··· Data shown ···

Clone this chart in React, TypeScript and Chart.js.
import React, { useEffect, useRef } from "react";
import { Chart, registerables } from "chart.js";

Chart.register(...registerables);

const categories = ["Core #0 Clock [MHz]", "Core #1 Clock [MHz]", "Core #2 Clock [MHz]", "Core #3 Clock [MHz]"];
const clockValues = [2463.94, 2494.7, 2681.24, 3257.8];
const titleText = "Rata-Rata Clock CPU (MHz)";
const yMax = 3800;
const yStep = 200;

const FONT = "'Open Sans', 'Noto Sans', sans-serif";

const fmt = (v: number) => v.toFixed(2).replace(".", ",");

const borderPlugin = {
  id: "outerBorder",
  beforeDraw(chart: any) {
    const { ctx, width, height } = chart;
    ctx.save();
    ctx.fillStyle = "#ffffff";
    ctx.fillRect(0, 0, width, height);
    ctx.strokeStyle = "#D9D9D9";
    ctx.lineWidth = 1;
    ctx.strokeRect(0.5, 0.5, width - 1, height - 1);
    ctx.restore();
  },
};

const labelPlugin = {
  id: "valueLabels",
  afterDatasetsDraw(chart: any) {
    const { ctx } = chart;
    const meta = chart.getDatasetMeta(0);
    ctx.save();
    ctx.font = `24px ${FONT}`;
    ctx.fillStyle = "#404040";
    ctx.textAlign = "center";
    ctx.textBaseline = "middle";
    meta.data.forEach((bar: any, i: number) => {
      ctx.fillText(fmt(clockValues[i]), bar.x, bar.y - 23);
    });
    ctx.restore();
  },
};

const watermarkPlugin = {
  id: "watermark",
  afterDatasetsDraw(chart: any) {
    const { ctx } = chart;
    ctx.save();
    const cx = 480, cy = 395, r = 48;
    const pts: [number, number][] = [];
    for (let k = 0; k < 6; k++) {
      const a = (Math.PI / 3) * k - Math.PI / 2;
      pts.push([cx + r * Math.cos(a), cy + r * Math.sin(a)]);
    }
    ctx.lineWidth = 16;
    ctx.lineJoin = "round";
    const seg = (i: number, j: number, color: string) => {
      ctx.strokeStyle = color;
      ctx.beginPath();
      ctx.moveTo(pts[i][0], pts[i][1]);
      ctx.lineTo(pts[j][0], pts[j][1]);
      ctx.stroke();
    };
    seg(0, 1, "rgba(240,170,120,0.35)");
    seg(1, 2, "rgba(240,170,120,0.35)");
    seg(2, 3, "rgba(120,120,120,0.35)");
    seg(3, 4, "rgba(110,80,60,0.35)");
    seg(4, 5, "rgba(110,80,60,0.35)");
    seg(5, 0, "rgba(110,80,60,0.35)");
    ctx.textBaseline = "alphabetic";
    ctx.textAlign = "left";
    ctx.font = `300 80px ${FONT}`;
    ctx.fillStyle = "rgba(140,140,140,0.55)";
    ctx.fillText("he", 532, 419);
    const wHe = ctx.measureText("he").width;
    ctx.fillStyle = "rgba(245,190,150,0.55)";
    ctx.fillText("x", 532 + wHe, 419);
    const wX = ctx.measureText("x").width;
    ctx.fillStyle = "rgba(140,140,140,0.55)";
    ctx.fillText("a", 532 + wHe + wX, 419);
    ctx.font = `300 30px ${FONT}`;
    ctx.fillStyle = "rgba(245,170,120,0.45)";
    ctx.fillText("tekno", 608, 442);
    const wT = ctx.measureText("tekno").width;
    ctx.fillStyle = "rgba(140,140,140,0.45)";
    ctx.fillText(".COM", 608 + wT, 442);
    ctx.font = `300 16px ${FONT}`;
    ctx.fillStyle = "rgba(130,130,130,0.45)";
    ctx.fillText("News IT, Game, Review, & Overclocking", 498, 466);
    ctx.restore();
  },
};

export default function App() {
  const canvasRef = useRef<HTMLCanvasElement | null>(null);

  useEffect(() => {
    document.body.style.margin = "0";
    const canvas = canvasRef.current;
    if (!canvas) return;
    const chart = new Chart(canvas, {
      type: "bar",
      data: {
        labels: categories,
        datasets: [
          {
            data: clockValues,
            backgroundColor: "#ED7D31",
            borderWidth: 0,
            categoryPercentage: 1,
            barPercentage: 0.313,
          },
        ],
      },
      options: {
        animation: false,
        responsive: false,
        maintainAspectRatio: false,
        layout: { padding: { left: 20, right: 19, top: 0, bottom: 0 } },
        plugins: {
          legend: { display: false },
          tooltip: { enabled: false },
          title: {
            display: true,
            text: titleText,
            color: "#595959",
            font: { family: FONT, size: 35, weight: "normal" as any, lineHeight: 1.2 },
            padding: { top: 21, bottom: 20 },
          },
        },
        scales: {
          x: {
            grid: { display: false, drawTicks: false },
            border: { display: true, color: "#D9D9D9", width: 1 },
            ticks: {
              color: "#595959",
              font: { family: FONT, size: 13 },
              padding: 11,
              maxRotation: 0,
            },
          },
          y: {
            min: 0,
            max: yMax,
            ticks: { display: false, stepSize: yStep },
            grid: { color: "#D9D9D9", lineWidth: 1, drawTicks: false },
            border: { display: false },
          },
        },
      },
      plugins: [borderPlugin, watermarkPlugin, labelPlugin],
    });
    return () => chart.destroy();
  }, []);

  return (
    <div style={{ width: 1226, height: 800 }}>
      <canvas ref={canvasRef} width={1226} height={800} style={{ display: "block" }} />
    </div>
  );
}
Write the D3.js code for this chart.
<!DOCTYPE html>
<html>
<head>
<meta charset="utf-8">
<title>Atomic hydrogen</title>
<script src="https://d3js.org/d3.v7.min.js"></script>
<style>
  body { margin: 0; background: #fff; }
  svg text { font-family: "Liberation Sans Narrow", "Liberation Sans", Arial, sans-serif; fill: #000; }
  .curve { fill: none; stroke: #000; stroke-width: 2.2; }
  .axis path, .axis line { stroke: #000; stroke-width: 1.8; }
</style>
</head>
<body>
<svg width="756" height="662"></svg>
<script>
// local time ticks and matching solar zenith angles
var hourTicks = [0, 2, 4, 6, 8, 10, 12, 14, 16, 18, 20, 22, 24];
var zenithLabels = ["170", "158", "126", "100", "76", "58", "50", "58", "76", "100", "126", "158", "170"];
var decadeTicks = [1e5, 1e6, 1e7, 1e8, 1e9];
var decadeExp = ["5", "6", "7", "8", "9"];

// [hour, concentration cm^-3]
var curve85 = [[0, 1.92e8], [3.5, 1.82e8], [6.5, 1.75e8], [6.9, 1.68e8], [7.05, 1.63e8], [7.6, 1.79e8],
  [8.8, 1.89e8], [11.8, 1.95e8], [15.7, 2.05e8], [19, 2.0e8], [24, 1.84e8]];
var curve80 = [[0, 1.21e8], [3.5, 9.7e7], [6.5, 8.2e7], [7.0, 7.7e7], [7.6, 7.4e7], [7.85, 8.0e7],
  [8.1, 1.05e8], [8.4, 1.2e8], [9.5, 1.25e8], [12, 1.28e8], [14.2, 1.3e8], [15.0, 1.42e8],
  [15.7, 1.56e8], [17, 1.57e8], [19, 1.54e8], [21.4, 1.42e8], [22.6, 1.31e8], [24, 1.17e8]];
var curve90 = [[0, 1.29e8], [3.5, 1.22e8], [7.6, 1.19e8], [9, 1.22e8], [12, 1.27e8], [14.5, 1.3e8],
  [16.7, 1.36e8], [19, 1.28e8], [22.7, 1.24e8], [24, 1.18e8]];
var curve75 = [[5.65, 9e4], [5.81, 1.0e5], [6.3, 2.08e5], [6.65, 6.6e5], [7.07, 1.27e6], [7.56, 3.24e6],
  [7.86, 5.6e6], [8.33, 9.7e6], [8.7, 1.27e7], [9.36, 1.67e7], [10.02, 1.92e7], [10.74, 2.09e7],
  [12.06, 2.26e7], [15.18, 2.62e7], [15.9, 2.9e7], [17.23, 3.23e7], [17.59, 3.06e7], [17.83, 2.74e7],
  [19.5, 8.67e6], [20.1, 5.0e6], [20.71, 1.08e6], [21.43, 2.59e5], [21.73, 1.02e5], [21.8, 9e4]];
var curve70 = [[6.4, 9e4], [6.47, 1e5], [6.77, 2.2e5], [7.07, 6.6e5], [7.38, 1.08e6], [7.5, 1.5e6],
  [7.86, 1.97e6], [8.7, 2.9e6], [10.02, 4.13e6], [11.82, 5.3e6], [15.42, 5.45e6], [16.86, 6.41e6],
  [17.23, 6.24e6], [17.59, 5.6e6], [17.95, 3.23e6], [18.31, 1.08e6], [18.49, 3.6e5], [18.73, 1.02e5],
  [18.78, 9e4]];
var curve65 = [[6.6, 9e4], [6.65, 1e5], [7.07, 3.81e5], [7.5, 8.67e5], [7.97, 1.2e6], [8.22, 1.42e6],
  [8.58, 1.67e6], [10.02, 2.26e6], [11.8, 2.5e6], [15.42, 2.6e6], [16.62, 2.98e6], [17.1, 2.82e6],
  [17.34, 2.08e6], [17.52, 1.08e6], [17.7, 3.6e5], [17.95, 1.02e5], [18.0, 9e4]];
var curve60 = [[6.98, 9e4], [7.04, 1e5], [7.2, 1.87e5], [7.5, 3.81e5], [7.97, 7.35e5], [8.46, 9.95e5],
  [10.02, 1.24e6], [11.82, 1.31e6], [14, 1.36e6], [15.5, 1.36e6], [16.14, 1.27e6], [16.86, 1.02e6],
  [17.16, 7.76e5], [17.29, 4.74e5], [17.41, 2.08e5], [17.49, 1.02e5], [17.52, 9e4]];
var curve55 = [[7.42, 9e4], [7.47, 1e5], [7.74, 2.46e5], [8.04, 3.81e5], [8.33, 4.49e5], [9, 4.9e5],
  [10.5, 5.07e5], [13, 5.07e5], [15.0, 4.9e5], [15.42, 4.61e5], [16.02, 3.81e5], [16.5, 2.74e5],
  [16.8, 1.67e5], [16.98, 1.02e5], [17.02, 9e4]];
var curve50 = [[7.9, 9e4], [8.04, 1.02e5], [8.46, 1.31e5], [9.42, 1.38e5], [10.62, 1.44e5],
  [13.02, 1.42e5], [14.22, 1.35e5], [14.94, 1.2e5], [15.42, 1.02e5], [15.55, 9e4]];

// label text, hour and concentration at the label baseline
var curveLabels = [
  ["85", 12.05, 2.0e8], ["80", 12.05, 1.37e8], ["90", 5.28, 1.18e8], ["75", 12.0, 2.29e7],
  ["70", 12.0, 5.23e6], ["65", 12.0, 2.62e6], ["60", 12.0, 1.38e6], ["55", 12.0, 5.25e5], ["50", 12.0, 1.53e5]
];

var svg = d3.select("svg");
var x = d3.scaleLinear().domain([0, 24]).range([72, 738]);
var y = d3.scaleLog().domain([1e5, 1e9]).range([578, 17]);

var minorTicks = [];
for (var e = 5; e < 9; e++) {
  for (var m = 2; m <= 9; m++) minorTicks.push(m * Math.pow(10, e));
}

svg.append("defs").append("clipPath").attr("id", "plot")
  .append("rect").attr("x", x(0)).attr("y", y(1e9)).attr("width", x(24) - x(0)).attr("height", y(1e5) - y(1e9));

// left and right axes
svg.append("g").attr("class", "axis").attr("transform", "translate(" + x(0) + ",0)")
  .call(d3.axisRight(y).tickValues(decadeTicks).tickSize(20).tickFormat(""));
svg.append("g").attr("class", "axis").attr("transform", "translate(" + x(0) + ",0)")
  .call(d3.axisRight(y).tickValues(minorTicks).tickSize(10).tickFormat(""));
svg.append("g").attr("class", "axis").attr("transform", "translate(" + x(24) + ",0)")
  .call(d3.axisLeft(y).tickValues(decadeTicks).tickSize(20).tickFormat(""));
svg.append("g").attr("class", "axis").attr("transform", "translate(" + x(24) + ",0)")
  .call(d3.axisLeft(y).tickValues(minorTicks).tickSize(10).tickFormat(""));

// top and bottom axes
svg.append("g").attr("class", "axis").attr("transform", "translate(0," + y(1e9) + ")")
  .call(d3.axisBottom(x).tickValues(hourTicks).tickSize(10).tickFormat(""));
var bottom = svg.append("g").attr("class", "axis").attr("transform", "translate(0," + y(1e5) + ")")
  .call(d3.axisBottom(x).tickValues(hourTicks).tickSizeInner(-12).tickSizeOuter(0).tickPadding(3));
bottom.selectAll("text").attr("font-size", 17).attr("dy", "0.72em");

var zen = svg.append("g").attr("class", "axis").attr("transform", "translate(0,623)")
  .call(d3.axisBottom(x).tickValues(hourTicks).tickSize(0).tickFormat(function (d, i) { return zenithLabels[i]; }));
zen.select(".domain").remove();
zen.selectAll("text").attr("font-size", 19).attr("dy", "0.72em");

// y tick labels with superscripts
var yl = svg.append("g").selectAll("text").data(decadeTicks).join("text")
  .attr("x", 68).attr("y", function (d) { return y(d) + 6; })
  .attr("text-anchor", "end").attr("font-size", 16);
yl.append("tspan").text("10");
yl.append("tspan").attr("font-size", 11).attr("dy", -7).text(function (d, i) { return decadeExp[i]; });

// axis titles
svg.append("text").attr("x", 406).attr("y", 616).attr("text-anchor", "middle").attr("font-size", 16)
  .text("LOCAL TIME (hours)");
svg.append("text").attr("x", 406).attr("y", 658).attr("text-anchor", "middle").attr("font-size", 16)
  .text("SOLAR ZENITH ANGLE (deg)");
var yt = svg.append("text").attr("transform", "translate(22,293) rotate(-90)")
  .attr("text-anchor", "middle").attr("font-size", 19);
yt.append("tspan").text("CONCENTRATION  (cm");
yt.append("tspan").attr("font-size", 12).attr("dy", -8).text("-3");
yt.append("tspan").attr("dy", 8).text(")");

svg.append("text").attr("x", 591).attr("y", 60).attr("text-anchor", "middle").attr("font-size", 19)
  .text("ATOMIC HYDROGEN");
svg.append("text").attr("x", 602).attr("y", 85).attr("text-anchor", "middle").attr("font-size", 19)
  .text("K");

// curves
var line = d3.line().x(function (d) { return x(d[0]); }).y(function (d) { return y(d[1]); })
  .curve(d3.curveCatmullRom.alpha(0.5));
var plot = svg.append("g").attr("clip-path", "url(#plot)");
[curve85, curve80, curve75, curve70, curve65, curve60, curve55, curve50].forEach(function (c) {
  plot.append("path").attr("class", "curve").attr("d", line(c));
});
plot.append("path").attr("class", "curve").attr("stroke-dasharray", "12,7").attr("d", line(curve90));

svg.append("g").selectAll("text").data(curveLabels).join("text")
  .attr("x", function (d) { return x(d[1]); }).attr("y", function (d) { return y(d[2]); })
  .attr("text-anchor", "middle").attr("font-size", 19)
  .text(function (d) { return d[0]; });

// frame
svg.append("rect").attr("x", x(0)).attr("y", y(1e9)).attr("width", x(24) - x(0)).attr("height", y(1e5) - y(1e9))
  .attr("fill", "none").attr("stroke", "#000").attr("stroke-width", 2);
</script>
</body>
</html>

···

**Exercise prompt:**
Write down every line of the data above that includes the string "React".

**Problem solution:**
Clone this chart in React, TypeScript and Chart.js.
import React, { useEffect, useRef } from "react";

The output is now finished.